Alicia,una niña que trataba de vender abalorios a los pocos turistas que paseaban por la plaza se hizo mi amiga, y acabamos jugando a algo parecido al me escondo y no me ves, salgo y me persigues. No consiguió venderme nada, pero nos echamos unas risas mientras Susana trataba furtivamente de robar alguna foto a los indígenas de la plaza. Sabíamos que estaba prohibido tomar fotografías, y en los dos poblados que habíamos visto antes no habíamos tomado a penas ninguna. Pero en San Juan todos los extranjeros las tomaban y
nadie parecía ofenderse; así que menos aún si tratábamos de no ser vistos al hacerlas.

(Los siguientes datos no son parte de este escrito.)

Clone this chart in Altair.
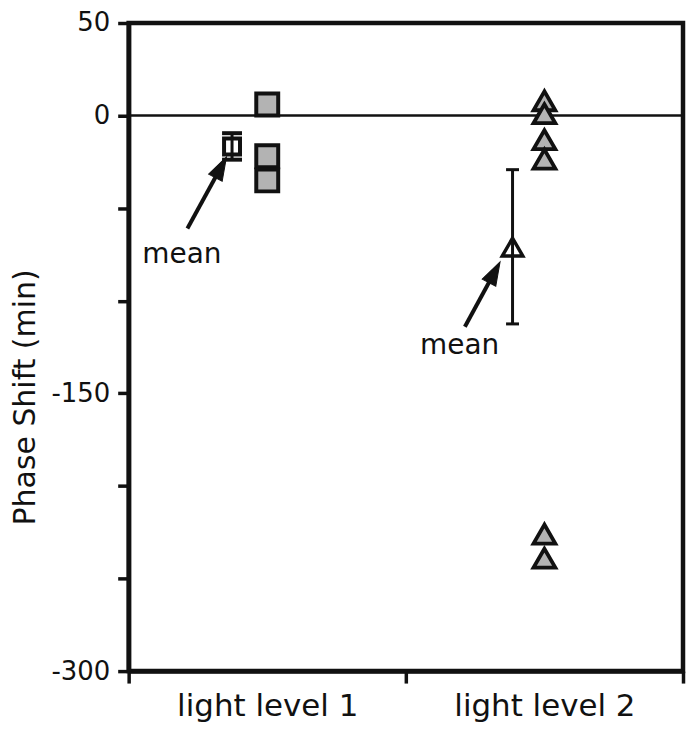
import altair as alt
import pandas as pd

# ---- data ----
categories = ["light level 1", "light level 2"]
level1_shifts = [6, -22, -35]                       # grey squares
level2_shifts = [8, 1, -13, -23.5, -226, -239]      # grey triangles
mean_shifts = [-16.7, -71]
mean_err_low = [-23.8, -112.5]
mean_err_high = [-9.5, -29.2]
mean_offsets = [-0.127, -0.115]
y_ticks = [-300, -250, -200, -150, -100, -50, 0, 50]
y_labeled = [50, 0, -150, -300]
annot_text = ["mean", "mean"]
text_x = [0.192, 1.194]
text_y = [-79.6, -129.0]
arrow_tail_x = [0.212, 1.213]
arrow_tail_y = [-61.0, -114.0]
arrow_head_x = [0.333, 1.320]
arrow_head_y = [-27.9, -84.6]
arrow_angle = [28, 28]
zero_line = [0]

FONT = "DejaVu Sans"
INK = "#111111"

# ---- tables ----
pts1 = pd.DataFrame({"x": [0.5] * len(level1_shifts), "y": level1_shifts})
pts2 = pd.DataFrame({"x": [1.5] * len(level2_shifts), "y": level2_shifts})
means = pd.DataFrame({
    "x": [i + 0.5 + o for i, o in enumerate(mean_offsets)],
    "y": mean_shifts, "lo": mean_err_low, "hi": mean_err_high,
    "kind": ["square", "triangle"],
})
ann = pd.DataFrame({"x": text_x, "y": text_y, "t": annot_text})
arr = pd.DataFrame({"x": arrow_tail_x, "y": arrow_tail_y,
                    "x2": arrow_head_x, "y2": arrow_head_y, "a": arrow_angle})
zero = pd.DataFrame({"y": zero_line})

x_axis = alt.Axis(
    values=[0, 0.5, 1, 1.5, 2],
    labelExpr="datum.value == 0.5 ? '" + categories[0] + "' : datum.value == 1.5 ? '" + categories[1] + "' : ''",
    tickOpacity={"condition": {"test": "datum.value == 0.5 || datum.value == 1.5", "value": 0}, "value": 1},
    title=None, grid=False, labelFlush=False, labelOverlap=False, labelLimit=400,
    tickSize=12, tickWidth=3.5, tickColor=INK,
    domainWidth=4.5, domainColor=INK,
    labelFont=FONT, labelFontSize=31, labelColor=INK, labelPadding=9,
)
y_axis = alt.Axis(
    values=y_ticks,
    labelExpr="indexof(" + str(y_labeled) + ", datum.value) >= 0 ? toString(datum.value) : ''",
    title="Phase Shift (min)", grid=False, labelLimit=200,
    tickSize=11, tickWidth=3.5, tickColor=INK,
    domainWidth=4.5, domainColor=INK,
    labelFont=FONT, labelFontSize=26, labelColor=INK, labelPadding=8,
    titleFont=FONT, titleFontSize=30, titleFontWeight="normal", titleColor=INK,
    titleX=-103, titleY=375, titleBaseline="middle", titleAlign="center",
)
xs = alt.Scale(domain=[0, 2], nice=False, zero=False)
ys = alt.Scale(domain=[-300, 50], nice=False, zero=False)


def X(f="x"):
    return alt.X(f + ":Q", scale=xs, axis=x_axis)


def Y(f="y"):
    return alt.Y(f + ":Q", scale=ys, axis=y_axis)


zero_rule = alt.Chart(zero).mark_rule(color=INK, strokeWidth=2.5).encode(y=Y())

squares = alt.Chart(pts1).mark_point(
    shape="square", filled=True, fill="#b3b3b3", stroke=INK, strokeWidth=4,
    size=484, opacity=1, strokeJoin="miter",
).encode(x=X(), y=Y())

triangles = alt.Chart(pts2).mark_point(
    shape="triangle-up", filled=True, fill="#b3b3b3", stroke=INK, strokeWidth=3.8,
    size=480, opacity=1, strokeJoin="miter",
).encode(x=X(), y=Y())

mean_sq = alt.Chart(means).transform_filter("datum.kind == 'square'").mark_point(
    shape="square", filled=True, fill="white", stroke=INK, strokeWidth=4,
    size=256, opacity=1, strokeJoin="miter",
).encode(x=X(), y=Y())

mean_tri = alt.Chart(means).transform_filter("datum.kind == 'triangle'").mark_point(
    shape="triangle-up", filled=True, fill="white", stroke=INK, strokeWidth=3.5,
    size=420, opacity=1, strokeJoin="miter",
).encode(x=X(), y=Y())

err_line = alt.Chart(means).mark_rule(color=INK, strokeWidth=3).encode(
    x=X(), y=Y("lo"), y2="hi:Q")

cap_sq_lo = alt.Chart(means).transform_filter("datum.kind == 'square'").mark_tick(
    orient="horizontal", color=INK, size=20, thickness=4, opacity=1).encode(x=X(), y=Y("lo"))
cap_sq_hi = alt.Chart(means).transform_filter("datum.kind == 'square'").mark_tick(
    orient="horizontal", color=INK, size=20, thickness=4, opacity=1).encode(x=X(), y=Y("hi"))
cap_tr_lo = alt.Chart(means).transform_filter("datum.kind == 'triangle'").mark_tick(
    orient="horizontal", color=INK, size=13, thickness=3, opacity=1).encode(x=X(), y=Y("lo"))
cap_tr_hi = alt.Chart(means).transform_filter("datum.kind == 'triangle'").mark_tick(
    orient="horizontal", color=INK, size=13, thickness=3, opacity=1).encode(x=X(), y=Y("hi"))

arrow_shaft = alt.Chart(arr).mark_rule(color=INK, strokeWidth=4).encode(
    x=X(), y=Y(), x2="x2:Q", y2="y2:Q")
arrow_head = alt.Chart(arr).mark_point(
    shape="M0,-1L0.65,1L-0.65,1Z", filled=True, fill=INK, stroke=INK, strokeWidth=1,
    size=560, opacity=1,
).encode(x=X("x2"), y=Y("y2"), angle=alt.Angle("a:Q", scale=None))

texts = alt.Chart(ann).mark_text(
    font=FONT, fontSize=28, color=INK, align="center", baseline="alphabetic",
).encode(x=X(), y=Y(), text="t:N")

chart = alt.layer(
    zero_rule, squares, triangles, mean_sq, mean_tri, err_line,
    cap_sq_lo, cap_sq_hi, cap_tr_lo, cap_tr_hi,
    arrow_shaft, arrow_head, texts,
).properties(
    width=556, height=650,
    autosize=alt.AutoSizeParams(type="none"),
    padding={"left": 121, "top": 14, "right": 3, "bottom": 54},
).configure_view(stroke=INK, strokeWidth=4.5)

chart.save("out.html", embed_options={"renderer": "svg", "actions": False})
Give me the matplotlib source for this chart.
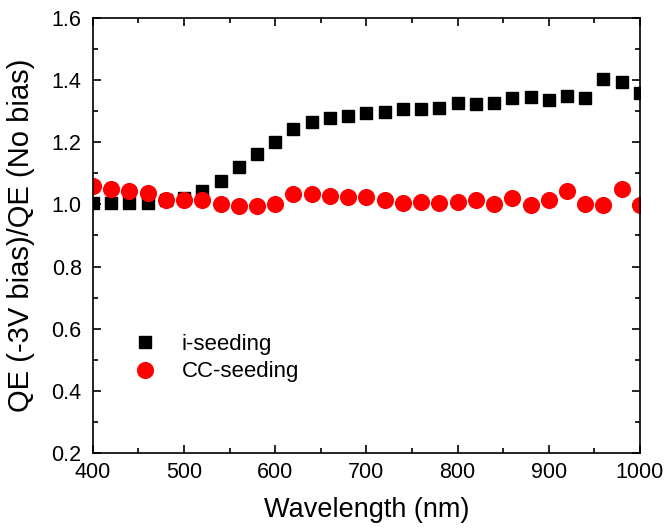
import matplotlib
matplotlib.use("Agg")
import matplotlib.pyplot as plt
from matplotlib.ticker import MultipleLocator, FormatStrFormatter

plt.rcParams['font.family'] = ['Liberation Sans', 'DejaVu Sans']

wavelength = list(range(400, 1001, 20))
i_seeding = [1.006, 1.006, 1.006, 1.006, 1.014, 1.020, 1.044, 1.076, 1.119, 1.162,
             1.202, 1.242, 1.264, 1.277, 1.285, 1.293, 1.296, 1.306, 1.307, 1.311,
             1.325, 1.322, 1.325, 1.342, 1.345, 1.336, 1.350, 1.342, 1.404, 1.395,
             1.358]
cc_seeding = [1.059, 1.050, 1.044, 1.036, 1.014, 1.014, 1.014, 1.001, 0.995, 0.995,
              1.001, 1.034, 1.034, 1.028, 1.025, 1.025, 1.014, 1.006, 1.009, 1.004,
              1.009, 1.014, 1.000, 1.020, 0.998, 1.014, 1.044, 1.000, 0.998, 1.049,
              0.998]

fig = plt.figure(figsize=(6.68, 5.31), dpi=100)
ax = fig.add_axes([0.139, 0.147, 0.819, 0.819])

ax.plot(wavelength, i_seeding, linestyle='none', marker='s', markersize=9.2,
        color='black', label='i-seeding')
ax.plot(wavelength, cc_seeding, linestyle='none', marker='o', markersize=11.3,
        color='#ff0000', label='CC-seeding')

ax.set_xlim(400, 1000)
ax.set_ylim(0.2, 1.6)
ax.xaxis.set_major_locator(MultipleLocator(100))
ax.xaxis.set_minor_locator(MultipleLocator(50))
ax.yaxis.set_major_locator(MultipleLocator(0.2))
ax.yaxis.set_minor_locator(MultipleLocator(0.1))
ax.yaxis.set_major_formatter(FormatStrFormatter('%.1f'))
ax.tick_params(which='both', direction='in', top=True, right=True, labelsize=15.5, width=1.2)
ax.tick_params(which='major', length=6)
ax.tick_params(which='minor', length=3.6)
ax.tick_params(axis='y', pad=8)
ax.tick_params(axis='x', pad=6.5)
for s in ax.spines.values():
    s.set_linewidth(1.2)

ax.set_xlabel('Wavelength (nm)', fontsize=19.5, labelpad=10)
ax.set_ylabel('QE (-3V bias)/QE (No bias)', fontsize=21, labelpad=12)

ax.legend(loc='upper left', bbox_to_anchor=(0.075, 0.274), frameon=False, fontsize=16,
          handlelength=1.0, handletextpad=1.15, labelspacing=0.3,
          borderpad=0, borderaxespad=0, markerscale=1.0)

fig.savefig('out.png', dpi=100)
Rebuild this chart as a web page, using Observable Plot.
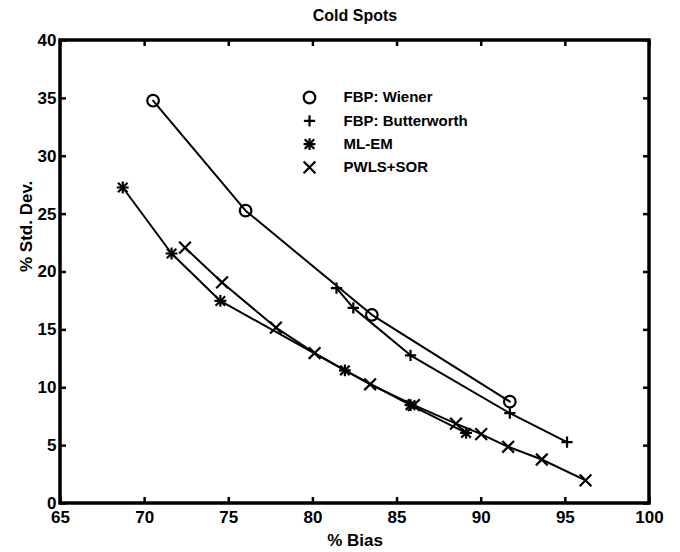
<!DOCTYPE html>
<html>
<head>
<meta charset="utf-8">
<script src="https://cdn.jsdelivr.net/npm/d3@7"></script>
<script src="https://cdn.jsdelivr.net/npm/@observablehq/plot@0.6"></script>
<style>
  html, body { margin: 0; padding: 0; background: #fff; }
  #chart svg { display: block; }
</style>
</head>
<body>
<div id="chart"></div>
<script>
// ---- data ----
const wienerBias = [70.5, 76.0, 83.5, 91.7];
const wienerStd  = [34.8, 25.3, 16.3, 8.8];
const butterBias = [81.4, 82.4, 85.8, 91.7, 95.1];
const butterStd  = [18.6, 16.9, 12.8, 7.8, 5.3];
const mlemBias   = [68.7, 71.6, 74.5, 81.9, 85.8, 89.1];
const mlemStd    = [27.3, 21.6, 17.5, 11.5, 8.5, 6.1];
const pwlsBias   = [72.4, 74.6, 77.8, 80.1, 83.4, 86.0, 88.5, 90.0, 91.6, 93.6, 96.2];
const pwlsStd    = [22.1, 19.1, 15.2, 13.0, 10.3, 8.5, 6.9, 6.0, 4.9, 3.8, 2.0];
const seriesNames = ["FBP: Wiener", "FBP: Butterworth", "ML-EM", "PWLS+SOR"];
const xTicks = [65, 70, 75, 80, 85, 90, 95, 100];
const yTicks = [0, 5, 10, 15, 20, 25, 30, 35, 40];
const titleText = "Cold Spots";
const xLabel = "% Bias";
const yLabel = "% Std. Dev.";

const zip = (xs, ys) => xs.map((x, i) => ({x, y: ys[i]}));
const wiener = zip(wienerBias, wienerStd);
const butter = zip(butterBias, butterStd);
const mlem = zip(mlemBias, mlemStd);
const pwls = zip(pwlsBias, pwlsStd);

const font = "Liberation Sans, Arial, Helvetica, sans-serif";
const lineOpts = {x: "x", y: "y", stroke: "black", strokeWidth: 2};

const markerLayers = [
  [{symbol: "circle", r: 5.8}],
  [{symbol: "plus", r: 3.7}],
  [{symbol: "plus", r: 3.9}, {symbol: "times", r: 4.4}],
  [{symbol: "times", r: 5.4}]
];
const seriesData = [wiener, butter, mlem, pwls];

const marks = [];
seriesData.forEach(d => marks.push(Plot.line(d, lineOpts)));
seriesData.forEach((d, i) => markerLayers[i].forEach(m =>
  marks.push(Plot.dot(d, {x: "x", y: "y", symbol: () => m.symbol, r: m.r, stroke: "black", strokeWidth: 2.2, fill: "none"}))
));
// legend
seriesNames.forEach((name, i) => {
  markerLayers[i].forEach(m =>
    marks.push(Plot.dot([name], {frameAnchor: "top-left", dx: 249, dy: 57 + i * 23.3, symbol: () => m.symbol, r: m.r, stroke: "black", strokeWidth: 2.2, fill: "none"}))
  );
  marks.push(Plot.text([name], {frameAnchor: "top-left", dx: 283, dy: 57 + i * 23.3, text: d => d, textAnchor: "start", lineAnchor: "middle", fontSize: 15, fontWeight: "bold", fontFamily: font, fill: "black"}));
});
// inward ticks on all four sides, drawn as short rules from the tick arrays
const tk = {stroke: "black", strokeWidth: 2.5};
marks.push(Plot.tickX(xTicks, {...tk, x: d => d, insetTop: 457}));
marks.push(Plot.tickX(xTicks, {...tk, x: d => d, insetBottom: 457}));
marks.push(Plot.tickY(yTicks, {...tk, y: d => d, insetRight: 583}));
marks.push(Plot.tickY(yTicks, {...tk, y: d => d, insetLeft: 583}));
// frame
marks.push(Plot.rect([0], {x1: 65, x2: 100, y1: 0, y2: 40, fill: "none", stroke: "black", strokeWidth: 3.5}));
// tick labels
marks.push(Plot.axisX(xTicks, {anchor: "bottom", tickSize: 0, tickPadding: 7, label: null, fontSize: 17, fontWeight: "bold", fontFamily: font}));
marks.push(Plot.axisY(yTicks, {anchor: "left", tickSize: 0, tickPadding: 4, label: null, fontSize: 17, fontWeight: "bold", fontFamily: font}));
// titles
marks.push(Plot.text([titleText], {frameAnchor: "top", dy: -25, text: d => d, lineAnchor: "middle", fontSize: 16, fontWeight: "bold", fontFamily: font, fill: "black"}));
marks.push(Plot.text([xLabel], {frameAnchor: "bottom", dy: 37, text: d => d, lineAnchor: "middle", fontSize: 17, fontWeight: "bold", fontFamily: font, fill: "black"}));
marks.push(Plot.text([yLabel], {frameAnchor: "left", dx: -34, rotate: -90, text: d => d, lineAnchor: "middle", fontSize: 17, fontWeight: "bold", fontFamily: font, fill: "black"}));

const chart = Plot.plot({
  width: 680,
  height: 552,
  marginLeft: 60,
  marginRight: 31,
  marginTop: 40,
  marginBottom: 49,
  x: {domain: [65, 100], axis: null},
  y: {domain: [0, 40], axis: null},
  style: {fontFamily: font, fontWeight: "bold", background: "white", color: "black"},
  marks
});
document.getElementById("chart").appendChild(chart);
</script>
</body>
</html>
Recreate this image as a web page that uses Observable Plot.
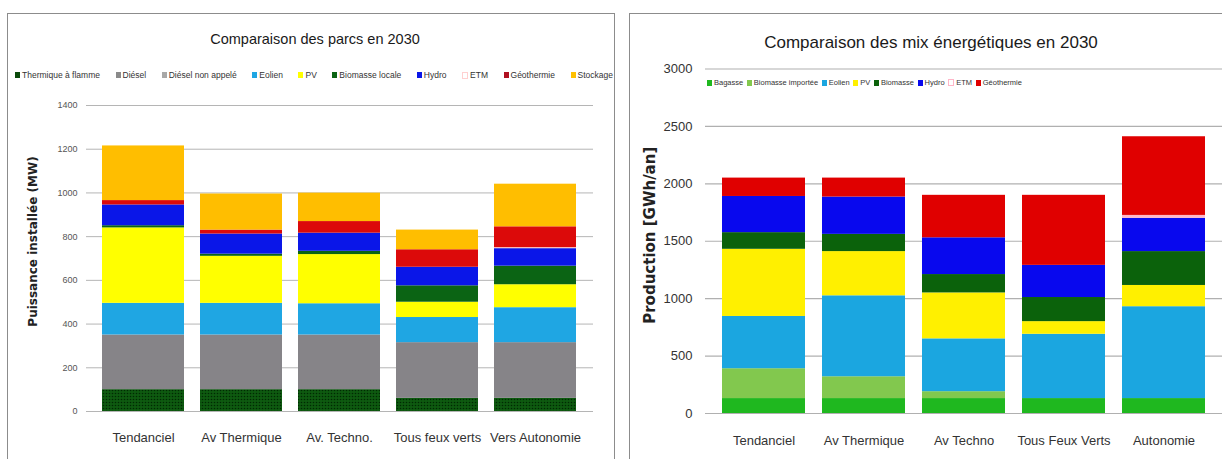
<!DOCTYPE html>
<html><head><meta charset="utf-8">
<script src="https://cdn.jsdelivr.net/npm/d3@7"></script>
<script src="https://cdn.jsdelivr.net/npm/@observablehq/plot@0.6"></script>
<style>
body{margin:0;background:#fff;width:1222px;height:459px;overflow:hidden;position:relative;font-family:"Liberation Sans",Arial,sans-serif;}
.frame{position:absolute;border:1px solid #8c8c8c;box-sizing:border-box;}
.title{position:absolute;color:#1a1a1a;white-space:nowrap;transform:translateX(-50%);}
.legend{position:absolute;display:flex;justify-content:space-between;align-items:center;font-size:8.5px;color:#333;white-space:nowrap;}
.legend span.it{display:flex;align-items:center;}
.legend i{display:inline-block;width:5px;height:6px;margin-right:2px;}
.chart{position:absolute;}
</style></head><body>
<div class="frame" style="left:7px;top:13px;width:608px;height:470px"></div>
<div class="frame" style="left:629px;top:13px;width:620px;height:470px"></div>
<div class="title" style="left:315px;top:31px;font-size:14.5px;">Comparaison des parcs en 2030</div>
<div class="title" style="left:931px;top:33px;font-size:17px;">Comparaison des mix énergétiques en 2030</div>
<div id="leg1" class="legend" style="left:15px;top:70px;width:598px;"></div>
<div id="leg2" class="legend" style="left:707px;top:78px;width:315px;font-size:7.5px;"></div>
<div id="c1" class="chart" style="left:0px;top:95px;"></div>
<div id="c2" class="chart" style="left:620px;top:60px;"></div>
<script>
// ---------- Chart 1 : Comparaison des parcs en 2030 (MW) ----------
const scenariosParc = ["Tendanciel","Av Thermique","Av. Techno.","Tous feux verts","Vers Autonomie"];
const techParc = ["Thermique à flamme","Diésel","Diésel non appelé","Eolien","PV","Biomasse locale","Hydro","ETM","Géothermie","Stockage"];
const colorsParc = ["url(#dotsGreen)","#868488","#a2a2a2","#1fa6e3","#ffff00","#0b6414","#0a16e8","#ffc6c6","#dc0a0a","#ffbe00"];
const legendParc = ["#0a4a0a","#8a8a8a","#a8a8a8","#1fa6e3","#ffff00","#0b6414","#0a16e8","#ffd0d0","#b01020","#ffc000"];
const thermique = [100,100,100,60,60];
const diesel = [250,250,250,255,255];
const dieselNonAppele = [0,0,0,0,0];
const eolienParc = [145,145,143,115,160];
const pvParc = [345,215,225,70,105];
const biomasseLocale = [10,10,15,75,85];
const hydroParc = [95,92,83,85,80];
const etmParc = [0,0,0,0,5];
const geothermieParc = [20,18,53,80,95];
const stockage = [250,165,130,90,195];
const ticksParc = [0,200,400,600,800,1000,1200,1400];

// ---------- Chart 2 : Comparaison des mix énergétiques en 2030 (GWh/an) ----------
const scenariosMix = ["Tendanciel","Av Thermique","Av Techno","Tous Feux Verts","Autonomie"];
const techMix = ["Bagasse","Biomasse importée","Eolien","PV","Biomasse","Hydro","ETM","Géothermie"];
const colorsMix = ["#1fb81f","#82c84e","#1ba6e0","#fff000","#0b620b","#0808ee","#ffb6c8","#e00000"];
const bagasse = [130,130,130,130,130];
const biomasseImportee = [260,190,60,0,0];
const eolienMix = [455,705,460,560,800];
const pvMix = [585,385,400,110,185];
const biomasseMix = [145,150,160,210,295];
const hydroMix = [315,325,320,280,290];
const etmMix = [0,0,0,0,25];
const geothermieMix = [160,165,370,610,685];
const ticksMix = [0,500,1000,1500,2000,2500,3000];

function longTable(scen, techs, series){
  const rows = [];
  techs.forEach((t,i)=>scen.forEach((s,j)=>rows.push({scenario:s, tech:t, value:series[i][j]})));
  return rows;
}
const dataParc = longTable(scenariosParc, techParc,
  [thermique,diesel,dieselNonAppele,eolienParc,pvParc,biomasseLocale,hydroParc,etmParc,geothermieParc,stockage]);
const dataMix = longTable(scenariosMix, techMix,
  [bagasse,biomasseImportee,eolienMix,pvMix,biomasseMix,hydroMix,etmMix,geothermieMix]);

const font = "'Liberation Sans', Arial, sans-serif";
const plain = d => String(d);

const p1 = Plot.plot({
  width: 615, height: 364,
  marginLeft: 86, marginRight: 22, marginTop: 10, marginBottom: 48,
  style: {fontFamily: font, color: "#333", background: "transparent"},
  x: {domain: scenariosParc, padding: 0.16, label: null},
  y: {domain: [0,1400], label: null},
  color: {domain: techParc, range: colorsParc},
  marks: [
    Plot.gridY(ticksParc, {stroke: "#b5b5b5", strokeOpacity: 1}),
    Plot.barY(dataParc, {x: "scenario", y: "value", fill: "tech", order: techParc}),
    Plot.axisY(ticksParc, {tickSize: 0, tickPadding: 9, fontSize: 9, label: null, tickFormat: plain, fill: "#555"}),
    Plot.axisX({tickSize: 0, tickPadding: 21, fontSize: 13, label: null, fill: "#333"}),
    Plot.text(["Puissance installée (MW)"], {frameAnchor: "left", textAnchor: "middle", dx: -53, dy: -17, rotate: -90, fontWeight: "bold", fontSize: 12, fontFamily: "DejaVu Sans", fill: "#222"})
  ]
});
p1.insertAdjacentHTML("afterbegin",
  '<defs><pattern id="dotsGreen" width="3" height="3" patternUnits="userSpaceOnUse"><rect width="3" height="3" fill="#0e5a10"/><circle cx="1.5" cy="1.5" r="0.8" fill="#002a02"/></pattern></defs>');
document.getElementById("c1").appendChild(p1);

const p2 = Plot.plot({
  width: 602, height: 399,
  marginLeft: 85, marginRight: 0, marginTop: 8.5, marginBottom: 46,
  style: {fontFamily: font, color: "#333", background: "transparent"},
  x: {domain: scenariosMix, padding: 0.17, label: null},
  y: {domain: [0,3000], label: null},
  color: {domain: techMix, range: colorsMix},
  marks: [
    Plot.gridY(ticksMix, {stroke: "#b0b0b0", strokeOpacity: 1, strokeWidth: 1.2}),
    Plot.barY(dataMix, {x: "scenario", y: "value", fill: "tech", order: techMix}),
    Plot.axisY(ticksMix, {tickSize: 0, tickPadding: 13, fontSize: 13, label: null, tickFormat: plain, fill: "#333"}),
    Plot.axisX({tickSize: 0, tickPadding: 22, fontSize: 13, label: null, fill: "#333"}),
    Plot.text(["Production [GWh/an]"], {frameAnchor: "left", textAnchor: "middle", dx: -55, dy: -6, rotate: -90, fontWeight: "bold", fontSize: 15, fontFamily: "DejaVu Sans", fill: "#222"})
  ]
});
document.getElementById("c2").appendChild(p2);

function legend(id, names, colors){
  const el = document.getElementById(id);
  names.forEach((n,i)=>{
    const it = document.createElement("span"); it.className = "it";
    const sw = document.createElement("i"); sw.style.background = colors[i];
    if (n === "ETM") { sw.style.background = "#fff"; sw.style.border = "1px solid " + colors[i]; sw.style.width="4px"; sw.style.height="5px"; }
    it.appendChild(sw); it.appendChild(document.createTextNode(n)); el.appendChild(it);
  });
}
legend("leg1", techParc, legendParc);
legend("leg2", techMix, colorsMix);
</script>
</body></html>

José, otro niño que nos miraba con curiosidad, acabó perdiendo la timidez para contarnos un poco de su vida. Sus padres estaban en la plaza, y él no sabía muy bien qué hacer aquella mañana. Le gustaba ir a la escuela, aunque todas las clases eran en español, y el tzeltal se quedaba para hablar en casa. No parecía que a nadie le preocupase que el 90 por ciento de la población de este país fuese tratada casi como si no existiera. Poco había cambiado en la vida indígena durante los 200 años de independencia de España.









Pasado el mediodía el pueblo se fue vaciando, y la calma fue recuperando las calles. Volvimos a San Cristóbal para hastiarnos con una lluvia incesante; era buena ocasión para escribir sobre lo vivido, mientras las cuestas de la ciudad se convertían en ríos.